Data block

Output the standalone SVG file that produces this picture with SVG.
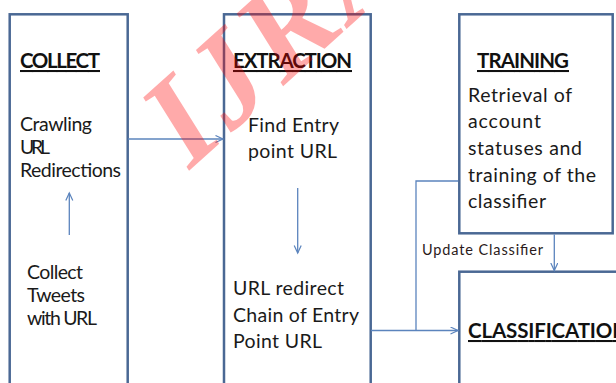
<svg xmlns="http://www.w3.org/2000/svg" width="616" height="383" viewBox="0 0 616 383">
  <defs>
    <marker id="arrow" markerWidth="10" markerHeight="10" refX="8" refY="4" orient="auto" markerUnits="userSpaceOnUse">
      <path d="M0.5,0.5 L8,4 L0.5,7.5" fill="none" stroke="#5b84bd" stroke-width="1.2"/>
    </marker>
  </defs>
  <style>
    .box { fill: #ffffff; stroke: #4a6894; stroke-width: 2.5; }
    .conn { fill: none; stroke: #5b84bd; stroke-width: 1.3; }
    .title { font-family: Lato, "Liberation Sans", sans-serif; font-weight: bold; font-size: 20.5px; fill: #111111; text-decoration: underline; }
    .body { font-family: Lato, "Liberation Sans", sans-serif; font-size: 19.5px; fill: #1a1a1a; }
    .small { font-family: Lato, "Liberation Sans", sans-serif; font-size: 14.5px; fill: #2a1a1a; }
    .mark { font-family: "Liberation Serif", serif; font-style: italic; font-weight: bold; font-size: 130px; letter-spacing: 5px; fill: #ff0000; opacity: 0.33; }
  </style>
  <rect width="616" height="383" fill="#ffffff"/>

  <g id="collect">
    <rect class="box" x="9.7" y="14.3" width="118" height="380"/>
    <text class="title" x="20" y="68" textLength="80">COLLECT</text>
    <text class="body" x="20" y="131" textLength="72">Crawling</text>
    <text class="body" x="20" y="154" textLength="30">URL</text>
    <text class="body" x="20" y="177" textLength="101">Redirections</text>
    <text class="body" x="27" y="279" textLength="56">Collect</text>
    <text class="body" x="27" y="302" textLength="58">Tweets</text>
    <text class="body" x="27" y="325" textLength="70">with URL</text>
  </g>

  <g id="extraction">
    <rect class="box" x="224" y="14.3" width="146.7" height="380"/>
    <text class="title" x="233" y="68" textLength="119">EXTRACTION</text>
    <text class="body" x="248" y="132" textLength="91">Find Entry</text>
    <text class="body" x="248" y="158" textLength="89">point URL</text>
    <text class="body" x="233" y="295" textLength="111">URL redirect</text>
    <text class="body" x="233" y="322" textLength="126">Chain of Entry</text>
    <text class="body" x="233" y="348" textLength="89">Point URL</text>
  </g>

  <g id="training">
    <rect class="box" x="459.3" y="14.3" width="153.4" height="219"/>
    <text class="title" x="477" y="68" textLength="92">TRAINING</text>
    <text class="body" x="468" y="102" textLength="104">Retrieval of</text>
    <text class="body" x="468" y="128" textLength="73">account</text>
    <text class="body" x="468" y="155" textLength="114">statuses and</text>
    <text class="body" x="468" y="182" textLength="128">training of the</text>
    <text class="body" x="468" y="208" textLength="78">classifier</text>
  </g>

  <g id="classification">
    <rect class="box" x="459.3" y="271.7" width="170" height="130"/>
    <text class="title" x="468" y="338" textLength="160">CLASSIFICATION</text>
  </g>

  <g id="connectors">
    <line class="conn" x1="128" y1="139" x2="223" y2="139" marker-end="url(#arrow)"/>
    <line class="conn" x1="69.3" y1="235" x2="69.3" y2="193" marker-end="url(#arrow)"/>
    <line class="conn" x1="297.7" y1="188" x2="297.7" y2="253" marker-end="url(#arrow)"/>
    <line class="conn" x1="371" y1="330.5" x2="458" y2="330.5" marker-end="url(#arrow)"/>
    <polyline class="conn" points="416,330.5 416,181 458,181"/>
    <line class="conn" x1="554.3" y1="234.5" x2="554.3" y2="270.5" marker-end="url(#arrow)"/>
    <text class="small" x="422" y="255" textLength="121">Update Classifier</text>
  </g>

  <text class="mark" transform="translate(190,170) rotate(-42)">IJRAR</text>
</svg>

Do this
Pull every line containing "with" out of the data above.

Answer for the task
Output the standalone SVG file that produces this picture with SVG.
    <text class="body" x="27" y="325" textLength="70">with URL</text>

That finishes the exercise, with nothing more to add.